- _DATA BLOCK_:

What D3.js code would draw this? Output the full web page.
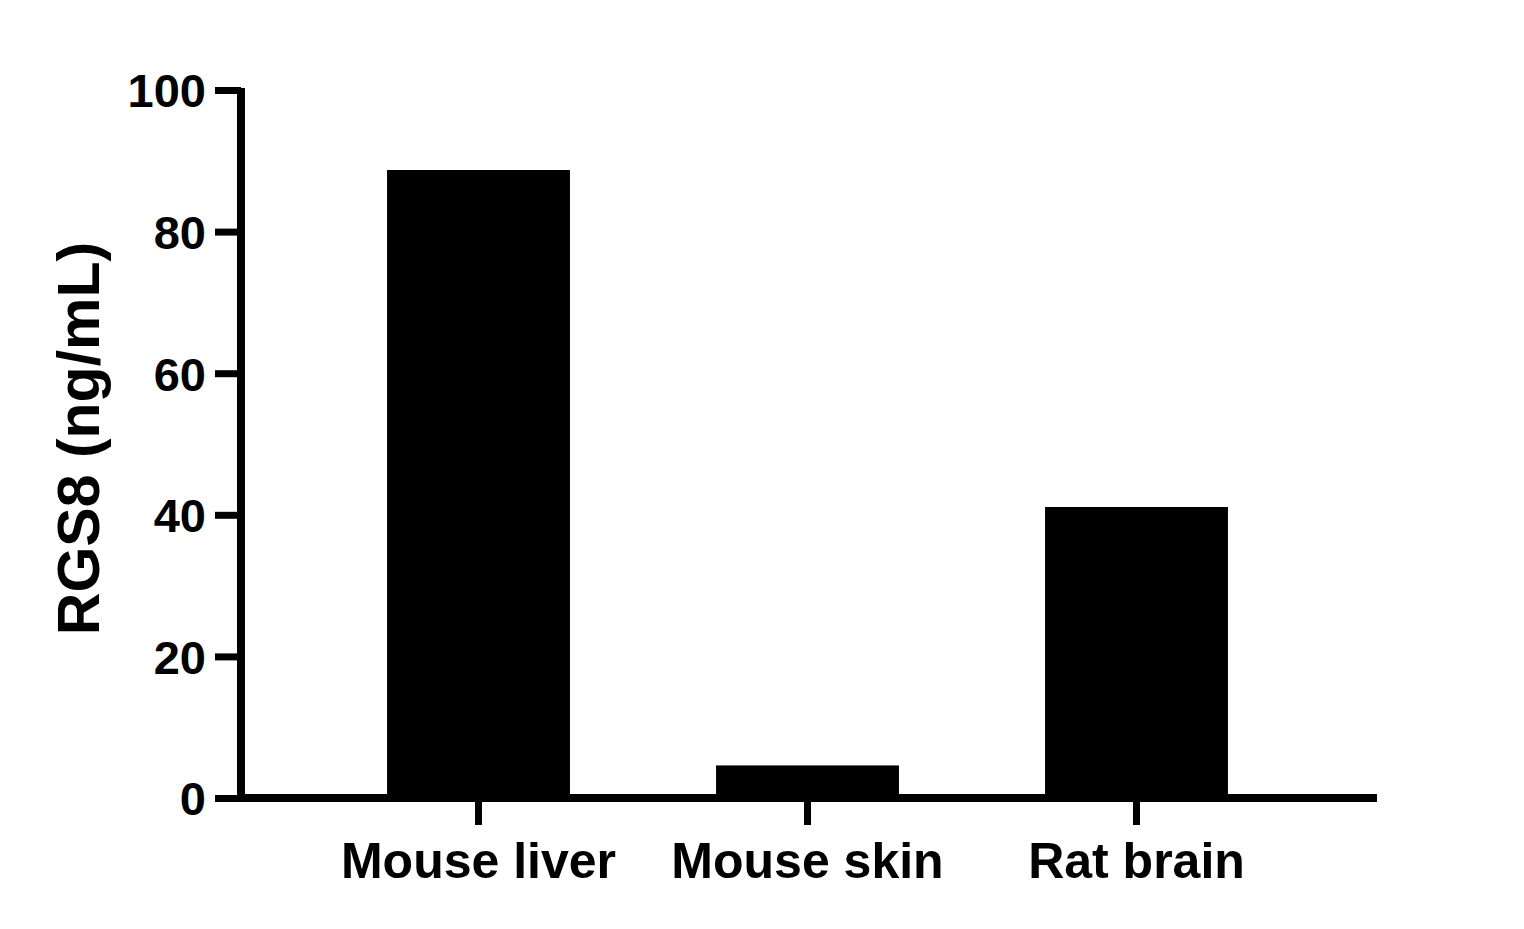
<!DOCTYPE html>
<html>
<head>
<meta charset="utf-8">
<script src="https://cdn.jsdelivr.net/npm/d3@7"></script>
<style>
  body { margin: 0; background: #fff; }
  svg text { font-family: "Liberation Sans", Arial, sans-serif; font-weight: bold; fill: #000; }
</style>
</head>
<body>
<div id="chart"></div>
<script>
const categories = ['Mouse liver', 'Mouse skin', 'Rat brain'];
const values = [88.7, 4.6, 41.1];
const yTicks = [0, 20, 40, 60, 80, 100];
const yLabel = 'RGS8 (ng/mL)';

const width = 1524, height = 929;
const axisLeft = 241, axisRight = 1377;
const yZero = 798, yTop = 90;

const svg = d3.select('#chart')
  .append('svg')
  .attr('width', width)
  .attr('height', height);

const x = d3.scaleBand()
  .domain(categories)
  .range([314, 1301])
  .paddingInner(0.444)
  .paddingOuter(0.222);

const y = d3.scaleLinear()
  .domain([0, 100])
  .range([yZero, yTop]);

// bars
svg.selectAll('.bar')
  .data(values)
  .join('rect')
  .attr('class', 'bar')
  .attr('x', (d, i) => x(categories[i]))
  .attr('width', x.bandwidth())
  .attr('y', d => y(d))
  .attr('height', d => y(0) - y(d))
  .attr('fill', '#000');

// y axis
const yAxis = svg.append('g')
  .attr('transform', `translate(${axisLeft},0)`)
  .call(d3.axisLeft(y).tickValues(yTicks).tickSize(26).tickPadding(10).tickFormat(d3.format('d')));
yAxis.select('.domain')
  .attr('d', `M0,${yTop - 2}V${yZero}`)
  .attr('stroke', '#000')
  .attr('stroke-width', 8);
yAxis.selectAll('.tick line').attr('stroke', '#000').attr('stroke-width', 7);
yAxis.selectAll('.tick text')
  .style('font-size', '47px')
  .attr('dy', '0.36em')
  .attr('x', -35);

// x axis
const xAxis = svg.append('g')
  .attr('transform', `translate(0,${yZero})`)
  .call(d3.axisBottom(x).tickSize(27).tickPadding(20));
xAxis.select('.domain')
  .attr('d', `M${axisLeft - 4},0H${axisRight}`)
  .attr('stroke', '#000')
  .attr('stroke-width', 8);
xAxis.selectAll('.tick line').attr('stroke', '#000').attr('stroke-width', 7);
xAxis.selectAll('.tick text')
  .style('font-size', '50px')
  .attr('dy', '0.71em')
  .attr('y', 44);

// y label
svg.append('text')
  .attr('transform', `translate(99,${(245 + 632) / 2}) rotate(-90)`)
  .style('text-anchor', 'middle')
  .style('font-size', '59px')
  .text(yLabel);
</script>
</body>
</html>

- _WHAT YOU SHOULD DO_: Repeat the data exactly, without the pictures.

- _THE REPLY_:
What D3.js code would draw this? Output the full web page.
<!DOCTYPE html>
<html>
<head>
<meta charset="utf-8">
<script src="https://cdn.jsdelivr.net/npm/d3@7"></script>
<style>
  body { margin: 0; background: #fff; }
  svg text { font-family: "Liberation Sans", Arial, sans-serif; font-weight: bold; fill: #000; }
</style>
</head>
<body>
<div id="chart"></div>
<script>
const categories = ['Mouse liver', 'Mouse skin', 'Rat brain'];
const values = [88.7, 4.6, 41.1];
const yTicks = [0, 20, 40, 60, 80, 100];
const yLabel = 'RGS8 (ng/mL)';

const width = 1524, height = 929;
const axisLeft = 241, axisRight = 1377;
const yZero = 798, yTop = 90;

const svg = d3.select('#chart')
  .append('svg')
  .attr('width', width)
  .attr('height', height);

const x = d3.scaleBand()
  .domain(categories)
  .range([314, 1301])
  .paddingInner(0.444)
  .paddingOuter(0.222);

const y = d3.scaleLinear()
  .domain([0, 100])
  .range([yZero, yTop]);

// bars
svg.selectAll('.bar')
  .data(values)
  .join('rect')
  .attr('class', 'bar')
  .attr('x', (d, i) => x(categories[i]))
  .attr('width', x.bandwidth())
  .attr('y', d => y(d))
  .attr('height', d => y(0) - y(d))
  .attr('fill', '#000');

// y axis
const yAxis = svg.append('g')
  .attr('transform', `translate(${axisLeft},0)`)
  .call(d3.axisLeft(y).tickValues(yTicks).tickSize(26).tickPadding(10).tickFormat(d3.format('d')));
yAxis.select('.domain')
  .attr('d', `M0,${yTop - 2}V${yZero}`)
  .attr('stroke', '#000')
  .attr('stroke-width', 8);
yAxis.selectAll('.tick line').attr('stroke', '#000').attr('stroke-width', 7);
yAxis.selectAll('.tick text')
  .style('font-size', '47px')
  .attr('dy', '0.36em')
  .attr('x', -35);

// x axis
const xAxis = svg.append('g')
  .attr('transform', `translate(0,${yZero})`)
  .call(d3.axisBottom(x).tickSize(27).tickPadding(20));
xAxis.select('.domain')
  .attr('d', `M${axisLeft - 4},0H${axisRight}`)
  .attr('stroke', '#000')
  .attr('stroke-width', 8);
xAxis.selectAll('.tick line').attr('stroke', '#000').attr('stroke-width', 7);
xAxis.selectAll('.tick text')
  .style('font-size', '50px')
  .attr('dy', '0.71em')
  .attr('y', 44);

// y label
svg.append('text')
  .attr('transform', `translate(99,${(245 + 632) / 2}) rotate(-90)`)
  .style('text-anchor', 'middle')
  .style('font-size', '59px')
  .text(yLabel);
</script>
</body>
</html>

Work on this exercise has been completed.